From: Florian Fainelli
Date: Fri Sep 04 2020 - 16:51:36 EST


Change the RACPREFDATA(x) setting to prefetch the next 256-byte line
after 4 consecutive lines have been used, instead of after 2 consecutive
lines. This does improve the synthetic memcpy benchmark by an additional
+0.5% on top of the previous change for Cortex-A72 CPUs.

Signed-off-by: Florian Fainelli <f.fainelli@xxxxxxxxx>
---
drivers/soc/bcm/brcmstb/biuctrl.c | 12 +++++++++---
1 file changed, 9 insertions(+), 3 deletions(-)

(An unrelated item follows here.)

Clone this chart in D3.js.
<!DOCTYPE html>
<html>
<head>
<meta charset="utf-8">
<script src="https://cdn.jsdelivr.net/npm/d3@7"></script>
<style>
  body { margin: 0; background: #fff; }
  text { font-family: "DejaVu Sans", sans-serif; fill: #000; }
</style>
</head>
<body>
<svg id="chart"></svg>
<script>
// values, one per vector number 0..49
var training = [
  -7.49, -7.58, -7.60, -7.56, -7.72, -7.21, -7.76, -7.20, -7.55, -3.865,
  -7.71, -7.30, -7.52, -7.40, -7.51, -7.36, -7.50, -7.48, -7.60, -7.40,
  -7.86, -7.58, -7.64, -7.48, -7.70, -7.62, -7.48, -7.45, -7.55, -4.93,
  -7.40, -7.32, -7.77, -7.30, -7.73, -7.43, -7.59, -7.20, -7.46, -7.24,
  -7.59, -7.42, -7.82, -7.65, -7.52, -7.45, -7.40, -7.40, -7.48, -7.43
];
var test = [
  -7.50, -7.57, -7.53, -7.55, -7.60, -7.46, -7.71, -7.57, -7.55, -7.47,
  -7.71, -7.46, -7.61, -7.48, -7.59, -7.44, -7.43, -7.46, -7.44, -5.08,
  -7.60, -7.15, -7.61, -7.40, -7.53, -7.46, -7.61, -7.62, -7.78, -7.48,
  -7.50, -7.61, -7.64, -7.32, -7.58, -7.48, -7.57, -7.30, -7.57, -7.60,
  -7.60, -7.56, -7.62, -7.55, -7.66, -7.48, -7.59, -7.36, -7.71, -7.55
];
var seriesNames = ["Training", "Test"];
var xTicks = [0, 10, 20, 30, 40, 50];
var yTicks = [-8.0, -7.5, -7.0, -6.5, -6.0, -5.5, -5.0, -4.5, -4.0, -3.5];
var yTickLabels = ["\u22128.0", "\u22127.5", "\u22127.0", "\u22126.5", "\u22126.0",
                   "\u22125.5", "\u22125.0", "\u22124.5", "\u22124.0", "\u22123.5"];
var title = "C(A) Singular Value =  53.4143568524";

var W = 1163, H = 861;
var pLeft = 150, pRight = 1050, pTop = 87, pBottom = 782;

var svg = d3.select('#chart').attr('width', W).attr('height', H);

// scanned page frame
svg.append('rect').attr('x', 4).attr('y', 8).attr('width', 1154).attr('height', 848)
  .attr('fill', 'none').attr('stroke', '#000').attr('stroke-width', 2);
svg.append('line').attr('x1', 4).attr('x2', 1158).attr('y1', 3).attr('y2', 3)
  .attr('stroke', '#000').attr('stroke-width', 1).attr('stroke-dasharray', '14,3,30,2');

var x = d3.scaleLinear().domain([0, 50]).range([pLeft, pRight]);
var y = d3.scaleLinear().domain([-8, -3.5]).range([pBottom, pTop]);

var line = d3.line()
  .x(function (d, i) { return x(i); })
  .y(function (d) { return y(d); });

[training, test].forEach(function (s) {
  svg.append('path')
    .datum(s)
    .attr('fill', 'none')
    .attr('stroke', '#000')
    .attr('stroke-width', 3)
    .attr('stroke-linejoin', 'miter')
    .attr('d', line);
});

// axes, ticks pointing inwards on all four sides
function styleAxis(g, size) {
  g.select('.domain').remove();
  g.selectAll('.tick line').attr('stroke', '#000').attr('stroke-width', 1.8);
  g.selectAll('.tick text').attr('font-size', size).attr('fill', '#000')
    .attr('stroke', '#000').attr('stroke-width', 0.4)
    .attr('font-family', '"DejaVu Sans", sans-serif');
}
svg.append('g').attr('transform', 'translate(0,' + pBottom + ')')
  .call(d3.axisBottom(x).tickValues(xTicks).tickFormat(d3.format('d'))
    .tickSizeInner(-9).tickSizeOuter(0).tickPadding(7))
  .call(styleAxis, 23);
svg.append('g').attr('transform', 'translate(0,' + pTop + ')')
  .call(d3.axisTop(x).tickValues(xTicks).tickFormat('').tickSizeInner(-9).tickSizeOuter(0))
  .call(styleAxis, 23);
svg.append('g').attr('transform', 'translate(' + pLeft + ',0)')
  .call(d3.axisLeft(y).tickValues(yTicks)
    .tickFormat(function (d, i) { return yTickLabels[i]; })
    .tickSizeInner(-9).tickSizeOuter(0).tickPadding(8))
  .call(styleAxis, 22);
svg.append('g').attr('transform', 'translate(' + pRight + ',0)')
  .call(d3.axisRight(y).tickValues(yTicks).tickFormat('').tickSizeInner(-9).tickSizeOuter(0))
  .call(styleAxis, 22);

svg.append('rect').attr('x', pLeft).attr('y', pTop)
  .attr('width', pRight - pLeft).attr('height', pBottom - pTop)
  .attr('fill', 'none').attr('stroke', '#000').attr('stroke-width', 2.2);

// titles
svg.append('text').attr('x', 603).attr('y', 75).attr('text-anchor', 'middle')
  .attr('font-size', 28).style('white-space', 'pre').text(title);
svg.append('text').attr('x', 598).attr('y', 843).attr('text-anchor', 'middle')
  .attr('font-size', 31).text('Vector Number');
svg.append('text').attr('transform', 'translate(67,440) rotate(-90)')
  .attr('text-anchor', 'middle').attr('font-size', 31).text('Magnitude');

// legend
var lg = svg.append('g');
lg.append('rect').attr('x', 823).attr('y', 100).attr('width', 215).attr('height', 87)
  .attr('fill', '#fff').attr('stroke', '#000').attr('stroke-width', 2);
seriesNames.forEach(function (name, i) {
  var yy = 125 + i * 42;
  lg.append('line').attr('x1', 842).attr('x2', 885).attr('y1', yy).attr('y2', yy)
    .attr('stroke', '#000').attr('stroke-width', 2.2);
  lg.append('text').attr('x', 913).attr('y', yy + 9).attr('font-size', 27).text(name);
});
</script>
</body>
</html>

diff --git a/drivers/soc/bcm/brcmstb/biuctrl.c b/drivers/soc/bcm/brcmstb/biuctrl.c
index 28f69cc0df51..63864b6dea2e 100644
--- a/drivers/soc/bcm/brcmstb/biuctrl.c
+++ b/drivers/soc/bcm/brcmstb/biuctrl.c
@@ -23,7 +23,9 @@
#define DPREF_LINE_2_SHIFT 24
#define DPREF_LINE_2_MASK 0xff

-/* Bitmask to enable instruction and data prefetching with a 256-bytes stride */
+/* Bitmask to enable instruction and data prefetching with a 256-bytes stride,
+ * prefetch next 256-byte line after 4 consecutive lines used
+ */
#define RAC_DATA_INST_EN_MASK (1 << RACPREFINST_SHIFT | \
RACENPREF_MASK << RACENINST_SHIFT | \
1 << RACPREFDATA_SHIFT | \
@@ -174,7 +176,7 @@ static const u32 a72_b53_mach_compat[] = {
static void __init a72_b53_rac_enable_all(struct device_node *np)
{
unsigned int cpu;
- u32 enable = 0, pref_dist;
+ u32 enable = 0, pref_dist, shift;

if (IS_ENABLED(CONFIG_CACHE_B15_RAC))
return;
@@ -184,9 +186,13 @@ static void __init a72_b53_rac_enable_all(struct device_node *np)

pref_dist = cbc_readl(RAC_CONFIG1_REG);
for_each_possible_cpu(cpu) {
+ shift = cpu * RAC_CPU_SHIFT + RACPREFDATA_SHIFT;
enable |= RAC_DATA_INST_EN_MASK << (cpu * RAC_CPU_SHIFT);
- if (cpubiuctrl_regs == a72_cpubiuctrl_regs)
+ if (cpubiuctrl_regs == a72_cpubiuctrl_regs) {
+ enable &= ~(RACENPREF_MASK << shift);
+ enable |= 3 << shift;
pref_dist |= 1 << (cpu + DPREF_LINE_2_SHIFT);
+ }
}

cbc_writel(enable, RAC_CONFIG0_REG);
--
2.25.1